TaskSchedulerImpl: Initial job has not accepted any resources;

sandeep picture sandeep · Apr 6, 2015 · Viewed 18.7k times · Source

Here is what I am trying to do.

I have created two nodes of DataStax enterprise cluster,on top of which I have created a java program to get the count of one table (Cassandra database table).

This program was built in eclipse which is actually from a windows box.

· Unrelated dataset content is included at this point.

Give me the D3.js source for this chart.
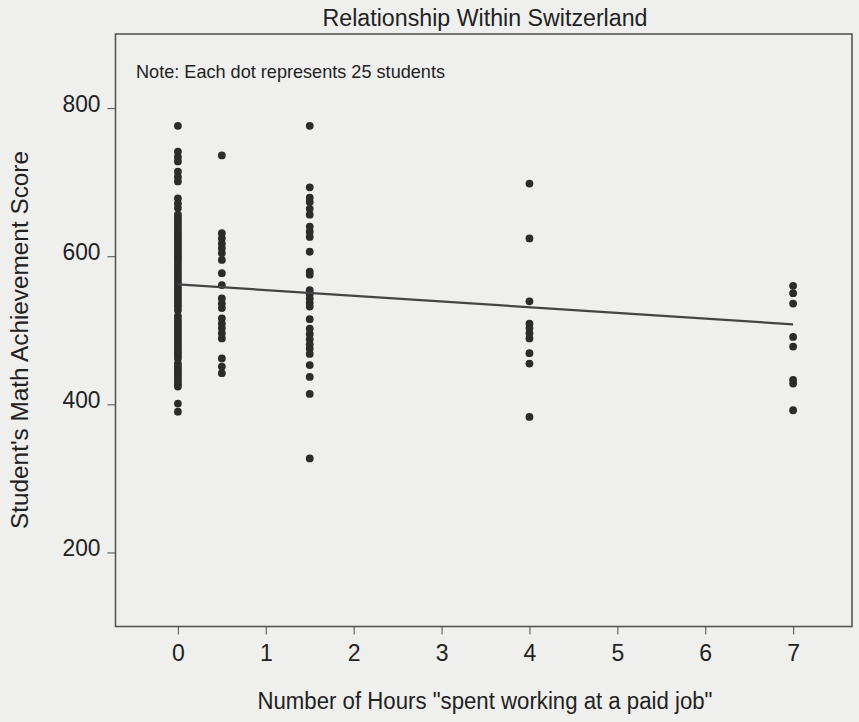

At the time of running this program from windows it's failing with the following error at runtime:

Initial job has not accepted any resources; check your cluster UI to ensure that workers are registered and have sufficient memory

The same code has been compiled & run successfully on those clusters without any issue. What could be the reason why am getting above error?

Code:

import org.apache.spark.SparkConf;

import org.apache.spark.SparkContext;

import org.apache.spark.api.java.JavaSparkContext;
import org.apache.spark.sql.SchemaRDD;
import org.apache.spark.sql.cassandra.CassandraSQLContext;
import com.datastax.bdp.spark.DseSparkConfHelper;

public class SparkProject  {

    public static void main(String[] args) {

        SparkConf conf = DseSparkConfHelper.enrichSparkConf(new SparkConf()).setMaster("spark://10.63.24.14X:7077").setAppName("DatastaxTests").set("spark.cassandra.connection.host","10.63.24.14x").set("spark.executor.memory", "2048m").set("spark.driver.memory", "1024m").set("spark.local.ip","10.63.24.14X");

        JavaSparkContext sc = new JavaSparkContext(conf);

        CassandraSQLContext cassandraContext = new CassandraSQLContext(sc.sc());
        SchemaRDD employees = cassandraContext.sql("SELECT * FROM portware_ants.orders");

        //employees.registerTempTable("employees");
        //SchemaRDD managers = cassandraContext.sql("SELECT symbol FROM employees");
        System.out.println(employees.count());

        sc.stop();
    }
}

Answer

ameyamm picture ameyamm · May 28, 2015

I faced similar issue and after some online research and trial-n-error, I narrowed down to 3 causes for this (except for the first the other two are not even close to the error message):

  1. As indicated by the error, probably you are allocating the resources more than that is available. => This was not my issue
  2. Hostname & IP Address mishaps: I took care of this by specifying the SPARK_MASTER_IP and SPARK_LOCAL_IP in spark-env.sh
  3. Disable Firewall on the client : This was the solution that worked for me. Since I was working on a prototype in-house code, I disabled the firewall on the client node. For some reason the worker nodes, were not able to talk back to the client for me. For production purposes, you would want to open-up certain number of ports required.